Lanny of the Dividend Diplomats had a nice article about it (click here). I will us the same method for answering this question.
As I mentioned my weighted average dividend growth rate on my Vrijheid Fonds is 6.92%. And, my weighted dividend Yield on my Vrijheid Fonds is 3.66%. If we add these two metrics together, we can use this number to calculate how much my income could essentially grow without doing anything. 😉 Of course this new metric can be used as an expectation.

For 2015 I have a projected income for my Vrijheid Fonds of € 1,600. This means that approx. € 169 will be added this year, just by doing nothing. That sounds good!

Final thought
What a great way of looking at my portfolio. Imagine what the numbers will be if you do this for more than 20 years. So this shows again that buying stocks earlier in your life (and consistently keep adding stock each year) the 8th wonder of the world (compound interest) has a giant impact on the value of your portfolio.

If my Vrijheid Fonds can keep these numbers for a number of years, I can expect a growth of around 10% each year without doing a thing. Wow! This brings me closer to the destination of my journey. That is a nice thought just before bedtime 😉

What do you think about this way I looked at my portfolio? Have you calculated yours?
Please comment; I am looking forward to it.

Thank you.



8 thoughts on “Another way of looking at my portfolio – DGR

  1. No More Waffles


    Interesting way of looking at things. I’ll have to run some math this weekend myself to see where my portfolio stands.

    Almost 7% of dividend growth rate a year is huge, btw. That’ll provide you with some serious cash flow in a decade.


  2. Dividend for Starters

    Hey Pollie,

    Out of all the wonders of the world, I think I like the 8th the best!
    I’m probably not going to be able to visit all 7 others, but I will be able to receive my share of the 8th.

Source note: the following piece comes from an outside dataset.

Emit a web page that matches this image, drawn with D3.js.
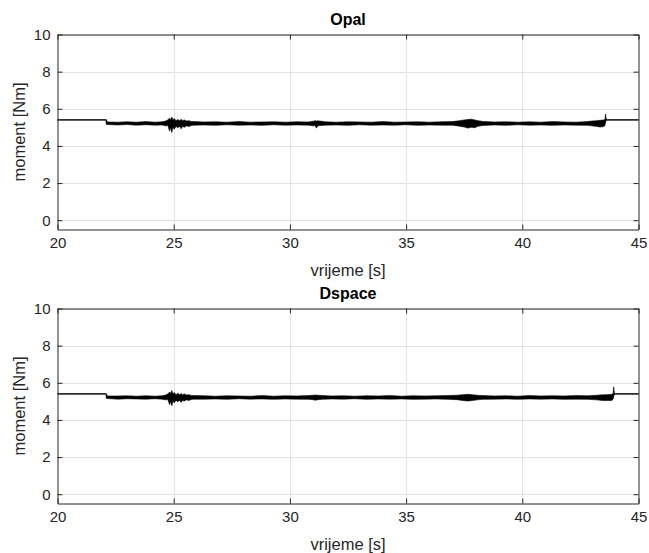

    You are doing great so far. Nice to see fellow Dutch investors doing great at DGI, despite the downhill of our currency, the Euro.

    Keep it up.
    Best wishes, DfS

    1. polliesdividend Post author

      Hello DfS,
      Thanks for your kind words.
      Compound interest. You have to love it😃

      It helps me to get closer to my destination.

      The euro is getting weaker but it will be raising in the future i’m sure.

      Keep up the good work DfS

  3. Dividend Diplomats


    I think my stomach dropped when I saw my name — thank you so much, it’s an honor to be in your article and I’m humbled by it. Means so much.

    I love this..”As I mentioned my weighted average dividend growth rate on my Vrijheid Fonds is 6.92%. And, my weighted dividend Yield on my Vrijheid Fonds is 3.66%.” That is a phenomenal combined number, without a doubt. I feel most of our portfolios will be somewhere around the 7% mark. I recently purchased a few low yielding stocks, that had higher growth rate. I think as of today, right now, my yield on my individual account is 3.93% with a DGR of 7.23%, which I am googly eyed looking at this.

    I think we for sure need to take this into factor when making a decision – whether the stock has a higher yield than our overall yield or a higher growth rate than our overall portfolio WA growth rate – you would hope each purchase fits one or the other, and if we are lucky – BOTH!

    Great article and I’m a huge supporter of this!


    1. polliesdividend Post author

      Hello Lanny,
      I really love your (and Bert) articles. When I read yours I was fascinated. Combined with the knowledge of some other articles, I got really excited and immediately picked up my calculator and punched in the numbers.

      I agree that a combined number of more than 10% is phenomenal. So congrats to you for your great number!
      Low yield stocks with great growth rate are in my opinion the best! This because I buy stocks for the long run. So if a company can keep up the growth rate, i’m happy and it is good for my Vrijheid Fonds.

      When I’m looking for new stocks, i definitily look at this combined number!

      Thanks for your kind words. And keep up the good work. I’m a fan of your website!